TGとLDL-CだけでsdLDL-Cが計算できるSampson式は魅力的ではあるが限界もある。直接法は食事の影響を受けないが8)、Sampson式は空腹時TG測定が前提である。直接法と比べsdLDL-C値が低いレンジでより低くなる。健常者においてSampson式と直接法との相関は高いが、糖尿病においては相関が低下する9)。sdLDL生成にはインスリン抵抗性が深く関係するが、インスリン抵抗性とTG値が常にパラレルな関係にあるとは限らない。つまりsdLDL-Cは単純にTGとLDL-Cで規定されるとは限らないことを念頭にこの計算式を使用すべきである。

参考文献

  • Hirano T. Pathophysiology of Diabetic Dyslipidemia. J Atheroscler Thromb, 2018; 25: 771-782
  • Ito Y, Fujimura M, Ohta M, et al. Development of a homogeneous assay for measurement of small dense LDL cholesterol. Clin Chem, 2011; 57: 57-65
  • Ikezaki H, Lim E, Cupples LA, et al. Small Dense Low-Density Lipoprotein Cholesterol Is the Most Atherogenic Lipoprotein Parameter in the Prospective Framingham Offspring Study. J Am Heart Assoc. 2021;10:e019140.

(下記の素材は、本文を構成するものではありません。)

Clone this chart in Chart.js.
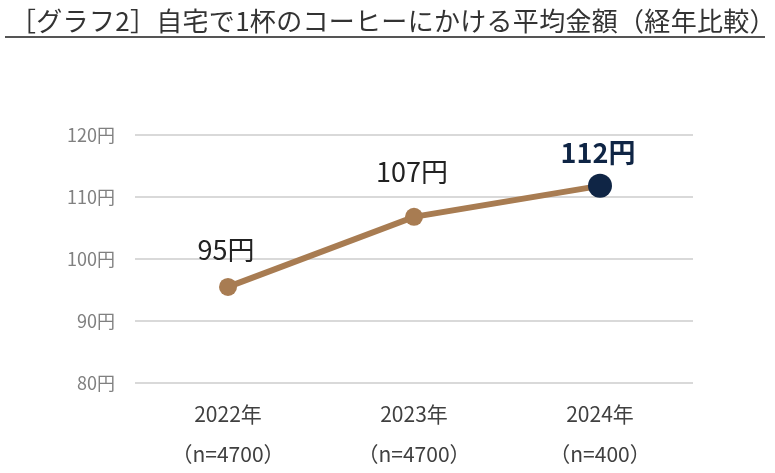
<!DOCTYPE html>
<html>
<head>
<meta charset="utf-8">
<script src="https://cdn.jsdelivr.net/npm/chart.js@4/dist/chart.umd.min.js"></script>
<style>
  body { margin: 0; background: #fff; }
  #wrap { position: relative; width: 775px; height: 473px; }
  #title {
    position: absolute; left: 5px; top: 3px; width: 760px;
    font-family: "Noto Sans CJK JP", sans-serif; font-size: 26px; color: #333;
    line-height: 33px; padding-left: 5px; box-sizing: border-box; letter-spacing: 0.3px;
    border-bottom: 2px solid #555; white-space: nowrap;
  }
</style>
</head>
<body>
<div id="wrap">
  <div id="title">［グラフ2］自宅で1杯のコーヒーにかける平均金額（経年比較）</div>
  <canvas id="c" width="775" height="473"></canvas>
</div>
<script>
// data
var years = ["2022年", "2023年", "2024年"];
var samples = ["（n=4700）", "（n=4700）", "（n=400）"];
var avgPrice = [95.5, 106.8, 111.8];
var priceLabels = ["95円", "107円", "112円"];
var yTicks = [80, 90, 100, 110, 120];

var brown = "#a87c52";
var navy = "#0f2545";
var FONT = '"Noto Sans CJK JP", sans-serif';

// labels above points
var labelPlugin = {
  id: "priceLabels",
  afterDatasetsDraw: function (chart) {
    var ctx = chart.ctx;
    var pts = chart.getDatasetMeta(0).data;
    var offsets = [37, 45, 33];
    ctx.save();
    ctx.textAlign = "center";
    ctx.textBaseline = "middle";
    for (var i = 0; i < pts.length; i++) {
      var last = i == pts.length - 1;
      ctx.font = (last ? "bold " : "") + "27px " + FONT;
      ctx.fillStyle = last ? navy : "#222";
      ctx.fillText(priceLabels[i], pts[i].x - 2, pts[i].y - offsets[i]);
    }
    ctx.restore();
  }
};

new Chart("c", {
  type: "line",
  data: {
    labels: years.map(function (y, i) { return [y, samples[i]]; }),
    datasets: [{
      data: avgPrice,
      borderColor: brown,
      borderWidth: 6,
      pointRadius: [9, 9, 12],
      pointBackgroundColor: [brown, brown, navy],
      pointBorderWidth: 0,
      tension: 0
    }]
  },
  options: {
    responsive: false,
    animation: false,
    layout: { padding: { top: 135, right: 82, left: 0, bottom: 0 } },
    plugins: { legend: { display: false }, tooltip: { enabled: false } },
    scales: {
      x: {
        offset: true,
        grid: { display: false, drawTicks: false },
        border: { display: false },
        afterFit: function (s) { s.height = 90; },
        ticks: {
          padding: 11,
          color: "#404040",
          font: { family: FONT, size: 21, lineHeight: 1.9 }
        }
      },
      y: {
        min: yTicks[0],
        max: yTicks[yTicks.length - 1],
        afterFit: function (s) { s.width = 135; },
        afterBuildTicks: function (s) { s.ticks = yTicks.map(function (v) { return { value: v }; }); },
        grid: { color: "#d9d9d9", lineWidth: 2, drawTicks: false },
        border: { display: false },
        ticks: {
          padding: 20,
          color: "#808080",
          font: { family: FONT, size: 18 },
          callback: function (v) { return v + "円"; }
        }
      }
    }
  },
  plugins: [labelPlugin]
});
</script>
</body>
</html>
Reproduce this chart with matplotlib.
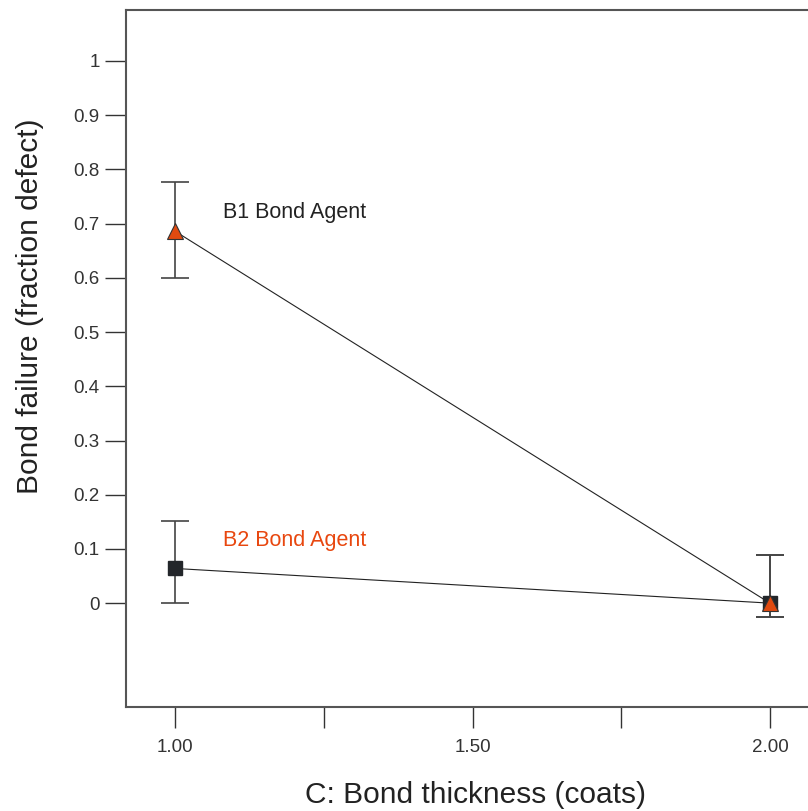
import matplotlib.pyplot as plt
from matplotlib.ticker import FixedLocator

plt.rcParams['font.family'] = ['Liberation Sans', 'DejaVu Sans']

# data
coats = [1.0, 2.0]
b1_mean = [0.686, 0.0]
b1_low = [0.600, -0.026]
b1_high = [0.777, 0.088]
b2_mean = [0.064, 0.0]
b2_low = [0.0, -0.026]
b2_high = [0.151, 0.088]

y_ticks = [0, 0.1, 0.2, 0.3, 0.4, 0.5, 0.6, 0.7, 0.8, 0.9, 1.0]
y_labels = ['0', '0.1', '0.2', '0.3', '0.4', '0.5', '0.6', '0.7', '0.8', '0.9', '1']
x_major = [1.0, 1.5, 2.0]
x_labels = ['1.00', '1.50', '2.00']
x_minor = [1.25, 1.75]

fig = plt.figure(figsize=(8.08, 8.11), dpi=100)
ax = fig.add_axes([0.156, 0.128, 0.844, 0.8597])

ax.set_xlim(0.9176, 2.0639)
ax.set_ylim(-0.1919, 1.0941)

spine_col = '#555555'
err_col = '#444444'


def errs(mean, low, high):
    return [[m - l for m, l in zip(mean, low)], [h - m for m, h in zip(mean, high)]]


# error bars
ax.errorbar(coats, b2_mean, yerr=errs(b2_mean, b2_low, b2_high), fmt='none',
            ecolor=err_col, elinewidth=1.2, capsize=10, capthick=1.2, zorder=2)
ax.errorbar(coats, b1_mean, yerr=errs(b1_mean, b1_low, b1_high), fmt='none',
            ecolor=err_col, elinewidth=1.2, capsize=10, capthick=1.2, zorder=2)

# lines and markers
ax.plot(coats, b2_mean, color='#222222', lw=0.8, zorder=3)
ax.plot(coats, b1_mean, color='#222222', lw=0.8, zorder=3)
ax.plot(coats, b2_mean, ls='none', marker='s', ms=10, mfc='#23262a',
        mec='#23262a', zorder=4)
ax.plot(coats, b1_mean, ls='none', marker='^', ms=11, mfc='#e04a10',
        mec='#333333', mew=0.8, zorder=5)

ax.text(1.08, 0.72, 'B1 Bond Agent', fontsize=15.5, color='#222222', va='center')
ax.text(1.08, 0.115, 'B2 Bond Agent', fontsize=15.5, color='#e8470f', va='center')

ax.yaxis.set_major_locator(FixedLocator(y_ticks))
ax.set_yticklabels(y_labels)
ax.xaxis.set_major_locator(FixedLocator(x_major))
ax.set_xticklabels(x_labels)
ax.xaxis.set_minor_locator(FixedLocator(x_minor))

ax.tick_params(axis='both', which='both', direction='out', length=15,
               width=1.0, color='#333333', labelsize=13.5, labelcolor='#333333')
ax.tick_params(axis='y', pad=4)
ax.tick_params(axis='x', pad=8)

for side in ['left', 'bottom', 'top']:
    ax.spines[side].set_color(spine_col)
    ax.spines[side].set_linewidth(1.5)
ax.spines['right'].set_visible(False)

ax.set_xlabel('C: Bond thickness (coats)', fontsize=21.5, color='#222222', va='center')
ax.set_ylabel('Bond failure (fraction defect)', fontsize=21.5, color='#222222', va='center')
ax.xaxis.set_label_coords(0.513, -0.126)
ax.yaxis.set_label_coords(-0.141, 0.575)

fig.savefig('out.png', dpi=100)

  • Hirano T, Ito Y, Koba S, et al. Clinical significance of small dense low-density lipoprotein cholesterol levels determined by the simple precipitation method. Arterioscler Thromb Vasc Biol. 2004;24:558-563
  • Higashioka M, Sakata S, Honda T, et al. Small dense low-density lipoprotein cholesterol and the risk of coronary heart disease in a Japanese community. J Atheroscler Thromb,2020;27:669-682
  • Sampson M, Wolska A, Warnick R, et al. A New Equation Based on the Standard Lipid Panel for Calculating Small Dense Low-Density Lipoprotein-Cholesterol and Its Use as a Risk-Enhancer Test. Clin Chem. 2021;67:987-997
  • Sampson M, Ling C, Sun Q, et al. A New Equation for Calculation of Low-Density Lipoprotein Cholesterol in Patients With Normolipidemia and/or Hypertriglyceridemia. JAMA Cardiol, 2020;5: 540-548
  • Hirano T, Ito Y. Accuracy of Small Dense Low-density Lipoprotein-cholesterol Concentration Estimated via Sampson’s Equation in Healthy Subjects and Patients with Diabetes. J Atheroscler Thromb. 2023;30:979-989.
  • Hayashi T, Ai M, Goto S, et al. Circadian Rhythm of Subspecies of Low-Density Lipoprotein-Cholesterol and High-Density Lipoprotein-Cholesterol in Healthy Subjects and Patients with Type 2 Diabetes. J Atheroscler Thromb. 2023;30:3-14.